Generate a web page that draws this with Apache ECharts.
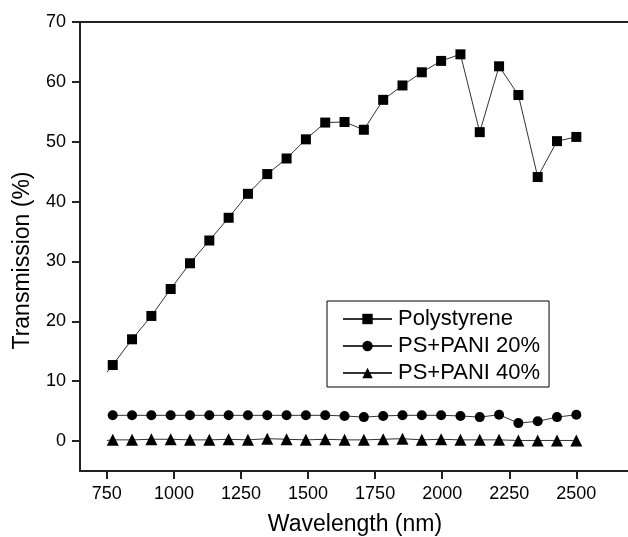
<!DOCTYPE html>
<html>
<head>
<meta charset="utf-8">
<script src="https://cdn.jsdelivr.net/npm/echarts@6/dist/echarts.min.js"></script>
<style>
html,body{margin:0;padding:0;background:#fff;}
#chart{width:628px;height:537px;}
</style>
</head>
<body>
<div id="chart"></div>
<script>
// ---- data ----
const wavelength = [772, 844, 916, 988, 1060, 1132, 1204, 1276, 1348, 1420, 1492, 1564, 1636, 1708, 1780, 1852, 1924, 1996, 2068, 2140, 2212, 2284, 2356, 2428, 2500];
const polystyrene = [12.7, 17.0, 20.9, 25.4, 29.7, 33.5, 37.3, 41.3, 44.6, 47.2, 50.4, 53.2, 53.3, 52.0, 57.0, 59.4, 61.6, 63.5, 64.6, 51.6, 62.6, 57.8, 44.1, 50.1, 50.8];
const psPani20 = [4.3, 4.3, 4.3, 4.3, 4.3, 4.3, 4.3, 4.3, 4.3, 4.3, 4.3, 4.3, 4.2, 4.0, 4.2, 4.3, 4.3, 4.3, 4.2, 4.0, 4.4, 3.0, 3.3, 4.0, 4.4];
const psPani40 = [0.2, 0.2, 0.3, 0.3, 0.2, 0.2, 0.3, 0.2, 0.4, 0.3, 0.2, 0.3, 0.2, 0.2, 0.3, 0.4, 0.2, 0.3, 0.2, 0.2, 0.2, 0.1, 0.1, 0.1, 0.1];
// unmarked leading points of the traces
const startWavelength = 750;
const polystyreneStart = 11.5;
const psPani40Start = 0.1;
const seriesNames = ['Polystyrene', 'PS+PANI 20%', 'PS+PANI 40%'];
const xTicks = [750, 1000, 1250, 1500, 1750, 2000, 2250, 2500];
const yTicks = [0, 10, 20, 30, 40, 50, 60, 70];

function pairs(xs, ys) { return xs.map((x, i) => [x, ys[i]]); }
function withStart(x0, y0, xs, ys) {
  return [{ value: [x0, y0], symbol: 'none' }].concat(pairs(xs, ys));
}

const font = 'Liberation Sans, Arial, Helvetica, sans-serif';
const chart = echarts.init(document.getElementById('chart'), null, { renderer: 'canvas' });
const lineStyle = { color: '#333', width: 1 };
const itemStyle = { color: '#000' };

chart.setOption({
  animation: false,
  backgroundColor: '#fff',
  grid: { left: 80, top: 22, width: 550, height: 449, outerBoundsMode: 'none', containLabel: false },
  legend: {
    orient: 'vertical',
    left: 327, top: 301,
    data: seriesNames,
    itemWidth: 49, itemHeight: 13, itemGap: 5,
    padding: [7, 9, 3, 15],
    borderColor: '#000', borderWidth: 1,
    textStyle: { fontFamily: font, fontSize: 22, color: '#000', padding: [0, 0, 0, 1] }
  },
  xAxis: [{
    type: 'value', min: 650, max: 2700,
    name: 'Wavelength (nm)', nameLocation: 'middle', nameGap: 42,
    nameTextStyle: { fontFamily: font, fontSize: 23, color: '#000' },
    axisLine: { show: true, onZero: false, lineStyle: { color: '#222', width: 2 } },
    axisTick: { show: true, inside: false, length: 8, customValues: xTicks, lineStyle: { color: '#222', width: 2 } },
    axisLabel: { customValues: xTicks, margin: 14, fontFamily: font, fontSize: 18, color: '#000', formatter: v => String(v) },
    splitLine: { show: false }
  }, {
    type: 'value', min: 650, max: 2700, position: 'top',
    axisLine: { show: true, onZero: false, lineStyle: { color: '#222', width: 2 } },
    axisTick: { show: false }, axisLabel: { show: false }, splitLine: { show: false }
  }],
  yAxis: {
    type: 'value', min: -5, max: 70,
    name: 'Transmission (%)', nameLocation: 'middle', nameGap: 46,
    nameTextStyle: { fontFamily: font, fontSize: 23, color: '#000', padding: [0, 28, 0, 0] },
    axisLine: { show: true, onZero: false, lineStyle: { color: '#222', width: 2 } },
    axisTick: { show: true, inside: false, length: 8, customValues: yTicks, lineStyle: { color: '#222', width: 2 } },
    axisLabel: { customValues: yTicks, margin: 14, fontFamily: font, fontSize: 18, color: '#000' },
    splitLine: { show: false }
  },
  series: [{
    name: seriesNames[0], type: 'line',
    data: withStart(startWavelength, polystyreneStart, wavelength, polystyrene),
    symbol: 'rect', symbolSize: 10, showAllSymbol: true,
    lineStyle: lineStyle, itemStyle: itemStyle
  }, {
    name: seriesNames[1], type: 'line',
    data: pairs(wavelength, psPani20),
    symbol: 'circle', symbolSize: 10, showAllSymbol: true,
    lineStyle: lineStyle, itemStyle: itemStyle
  }, {
    name: seriesNames[2], type: 'line',
    data: withStart(startWavelength, psPani40Start, wavelength, psPani40),
    symbol: 'triangle', symbolSize: 12, showAllSymbol: true,
    lineStyle: lineStyle, itemStyle: itemStyle
  }]
});
</script>
</body>
</html>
-- -- --
# [Requirement]
Output each line exactly; omit every picture.

# [Final answer]
Generate a web page that draws this with Apache ECharts.
<!DOCTYPE html>
<html>
<head>
<meta charset="utf-8">
<script src="https://cdn.jsdelivr.net/npm/echarts@6/dist/echarts.min.js"></script>
<style>
html,body{margin:0;padding:0;background:#fff;}
#chart{width:628px;height:537px;}
</style>
</head>
<body>
<div id="chart"></div>
<script>
// ---- data ----
const wavelength = [772, 844, 916, 988, 1060, 1132, 1204, 1276, 1348, 1420, 1492, 1564, 1636, 1708, 1780, 1852, 1924, 1996, 2068, 2140, 2212, 2284, 2356, 2428, 2500];
const polystyrene = [12.7, 17.0, 20.9, 25.4, 29.7, 33.5, 37.3, 41.3, 44.6, 47.2, 50.4, 53.2, 53.3, 52.0, 57.0, 59.4, 61.6, 63.5, 64.6, 51.6, 62.6, 57.8, 44.1, 50.1, 50.8];
const psPani20 = [4.3, 4.3, 4.3, 4.3, 4.3, 4.3, 4.3, 4.3, 4.3, 4.3, 4.3, 4.3, 4.2, 4.0, 4.2, 4.3, 4.3, 4.3, 4.2, 4.0, 4.4, 3.0, 3.3, 4.0, 4.4];
const psPani40 = [0.2, 0.2, 0.3, 0.3, 0.2, 0.2, 0.3, 0.2, 0.4, 0.3, 0.2, 0.3, 0.2, 0.2, 0.3, 0.4, 0.2, 0.3, 0.2, 0.2, 0.2, 0.1, 0.1, 0.1, 0.1];
// unmarked leading points of the traces
const startWavelength = 750;
const polystyreneStart = 11.5;
const psPani40Start = 0.1;
const seriesNames = ['Polystyrene', 'PS+PANI 20%', 'PS+PANI 40%'];
const xTicks = [750, 1000, 1250, 1500, 1750, 2000, 2250, 2500];
const yTicks = [0, 10, 20, 30, 40, 50, 60, 70];

function pairs(xs, ys) { return xs.map((x, i) => [x, ys[i]]); }
function withStart(x0, y0, xs, ys) {
  return [{ value: [x0, y0], symbol: 'none' }].concat(pairs(xs, ys));
}

const font = 'Liberation Sans, Arial, Helvetica, sans-serif';
const chart = echarts.init(document.getElementById('chart'), null, { renderer: 'canvas' });
const lineStyle = { color: '#333', width: 1 };
const itemStyle = { color: '#000' };

chart.setOption({
  animation: false,
  backgroundColor: '#fff',
  grid: { left: 80, top: 22, width: 550, height: 449, outerBoundsMode: 'none', containLabel: false },
  legend: {
    orient: 'vertical',
    left: 327, top: 301,
    data: seriesNames,
    itemWidth: 49, itemHeight: 13, itemGap: 5,
    padding: [7, 9, 3, 15],
    borderColor: '#000', borderWidth: 1,
    textStyle: { fontFamily: font, fontSize: 22, color: '#000', padding: [0, 0, 0, 1] }
  },
  xAxis: [{
    type: 'value', min: 650, max: 2700,
    name: 'Wavelength (nm)', nameLocation: 'middle', nameGap: 42,
    nameTextStyle: { fontFamily: font, fontSize: 23, color: '#000' },
    axisLine: { show: true, onZero: false, lineStyle: { color: '#222', width: 2 } },
    axisTick: { show: true, inside: false, length: 8, customValues: xTicks, lineStyle: { color: '#222', width: 2 } },
    axisLabel: { customValues: xTicks, margin: 14, fontFamily: font, fontSize: 18, color: '#000', formatter: v => String(v) },
    splitLine: { show: false }
  }, {
    type: 'value', min: 650, max: 2700, position: 'top',
    axisLine: { show: true, onZero: false, lineStyle: { color: '#222', width: 2 } },
    axisTick: { show: false }, axisLabel: { show: false }, splitLine: { show: false }
  }],
  yAxis: {
    type: 'value', min: -5, max: 70,
    name: 'Transmission (%)', nameLocation: 'middle', nameGap: 46,
    nameTextStyle: { fontFamily: font, fontSize: 23, color: '#000', padding: [0, 28, 0, 0] },
    axisLine: { show: true, onZero: false, lineStyle: { color: '#222', width: 2 } },
    axisTick: { show: true, inside: false, length: 8, customValues: yTicks, lineStyle: { color: '#222', width: 2 } },
    axisLabel: { customValues: yTicks, margin: 14, fontFamily: font, fontSize: 18, color: '#000' },
    splitLine: { show: false }
  },
  series: [{
    name: seriesNames[0], type: 'line',
    data: withStart(startWavelength, polystyreneStart, wavelength, polystyrene),
    symbol: 'rect', symbolSize: 10, showAllSymbol: true,
    lineStyle: lineStyle, itemStyle: itemStyle
  }, {
    name: seriesNames[1], type: 'line',
    data: pairs(wavelength, psPani20),
    symbol: 'circle', symbolSize: 10, showAllSymbol: true,
    lineStyle: lineStyle, itemStyle: itemStyle
  }, {
    name: seriesNames[2], type: 'line',
    data: withStart(startWavelength, psPani40Start, wavelength, psPani40),
    symbol: 'triangle', symbolSize: 12, showAllSymbol: true,
    lineStyle: lineStyle, itemStyle: itemStyle
  }]
});
</script>
</body>
</html>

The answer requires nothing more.